The European states would also only have a chance of overcoming the climate crisis and developing future technologies and artificial intelligence together and not on their own, also in the face of competition from China and the United States, he said.

Franco-German relationship

The Franco-German relationship has been problematic over the past two years of the Scholz government, with differences over Ukraine and over economic links with the United States and China.

While Macron has called for greater European autonomy and measures to protect the European economy from US and Chinese competition, Scholz has maintained Germany's traditional Transatlantic posture and sought to retain German access to Chinese markets.
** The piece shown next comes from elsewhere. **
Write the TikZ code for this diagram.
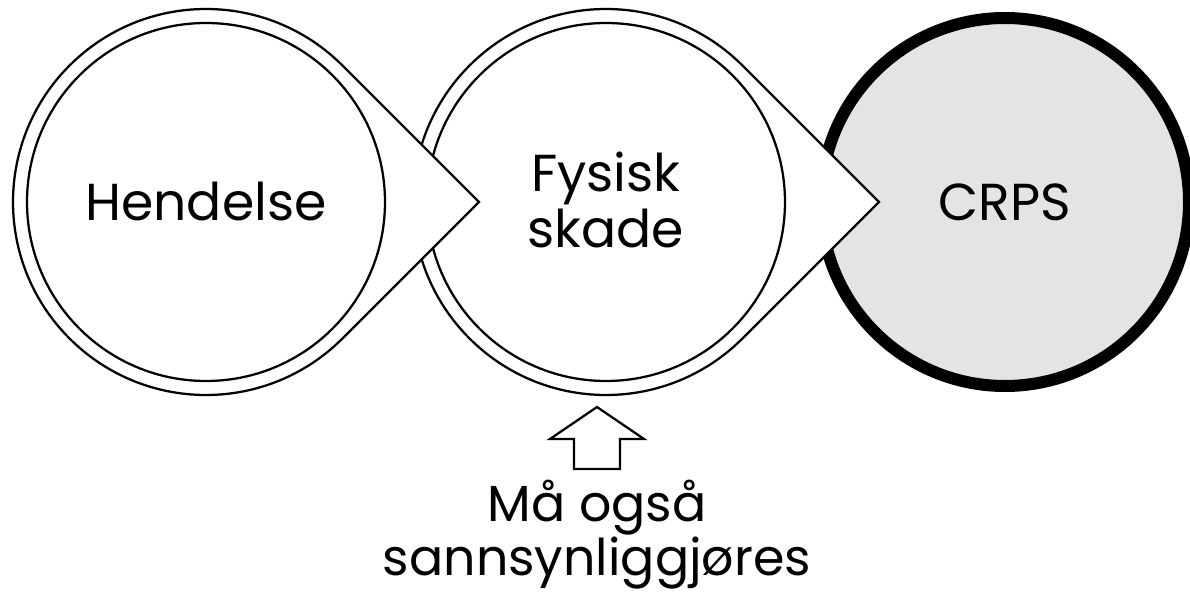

Scholz has also been deeply sceptical of Macron's suggestion that European ground troops might become involved in the Ukraine War.

Competitive EU

In a joint article in the Financial Times published on Monday, Scholz and Macron called for a competitiveness agenda to be at the centre of the EU's next five-year term after the European elections in June.

Europe must be a strong global industrial and technological leader and at the same time realise its goal of making the EU the first climate-neutral continent, according to the article.

In order to fulfil these ambitions, the EU needs "more innovation, more single market, more investment, more level playing field and less bureaucracy." Together, they will work to strengthen the EU's sovereignty and reduce critical dependencies, the leaders wrote.

Scholz and Macron called for the EU's technological capabilities to be strengthened by promoting cutting-edge research and innovation as well as the necessary infrastructure.

One of Europe's greatest strengths is the single market, which enables companies to develop innovative products and services, grow and compete while ensuring high standards, they wrote.

"We have to make full use of and significantly accelerate existing EU instruments, from important projects of common European interest to the role of public procurement, considering a more strategic approach in relevant sectors, and to modernise our competition rules in view of global competitiveness," the leaders wrote.

Peace protest

Peace activists were planning a protest in Münster to demonstrate against arms deliveries to Ukraine, and anti-nuclear protestors are to demonstrate against France's plans to expand its nuclear power stations.

"We are counting on several hundred participants," police spokesman Jan Schabacker said ahead of the ceremony. But he added that police were expecting the protests to pass off peacefully.